Sąd aresztował 36-letniego kielczanina, podejrzanego o usiłowanie zabójstwa. Podejrzany awanturował się z innym mężczyzną na przystanku i ranił nożem przypadkowego świadka, który chciał ich rozdzielić.
Jak poinformowała we wtorkowym komunikacie Prokuratura Okręgowa w Kielcach, zdarzenie miało miejsce 24 czerwca na jednym z przystanków autobusowych w Kielcach.
„Gdy przypadkowy świadek próbował rozdzielić dwóch awanturujących się ze sobą mężczyzn, został zaatakowany przez jednego z nich nożem. Sprawca zadał mu jeden cios w tułów. Pokrzywdzony został przetransportowany do szpitala, a sprawca zbiegł”
– wynika z komunikatu.
Według śledczych obrażenia, jakich doznał pokrzywdzony, zagrażały jego życiu, a uratowała go „szybka i sprawna” pomoc medyczna. Sprawca - Krzysztof A. - został zatrzymany przez policję w sobotę we Wrocławiu. Prokurator przedstawił mu zarzut usiłowania zabójstwa i spowodowania ciężkiego uszczerbku na zdrowiu w warunkach recydywy. Podejrzany w przeszłości odbywał karę więzienia za podobne przestępstwo przeciwko życiu i zdrowiu.
Podejrzany przyznał się do popełnienia zarzucanego mu czynu i złożył wyjaśnienia – dla dobra sprawy śledczy nie ujawniają ich treści. Sąd przychylił się do wniosku prokuratora i aresztował mężczyznę na trzy miesiące.

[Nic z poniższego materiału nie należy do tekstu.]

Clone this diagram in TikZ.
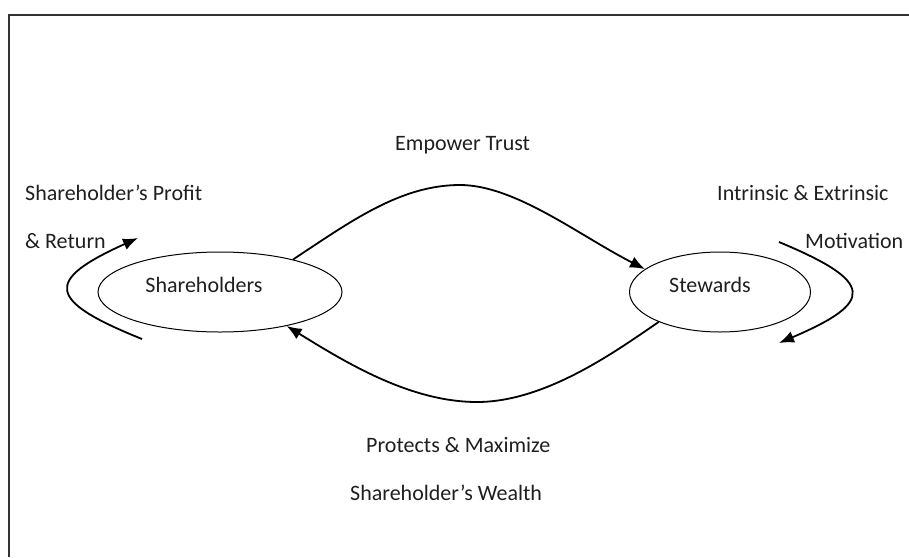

Z informacji przekazanych wcześniej przez świętokrzyską policję wynika, że podejrzany to 36-latek, a pokrzywdzony 33-latek. Sprzeczka, w jaką zaangażował się Krzysztof A., rozpoczęła się późnym wieczorem w miejskim autobusie. Mężczyzna w grudniu ub.r. opuścił więzienie, gdzie odsiadywał 15 lat za zabójstwo.
Czyn zarzucany podejrzanemu zagrożony jest karą dożywocia.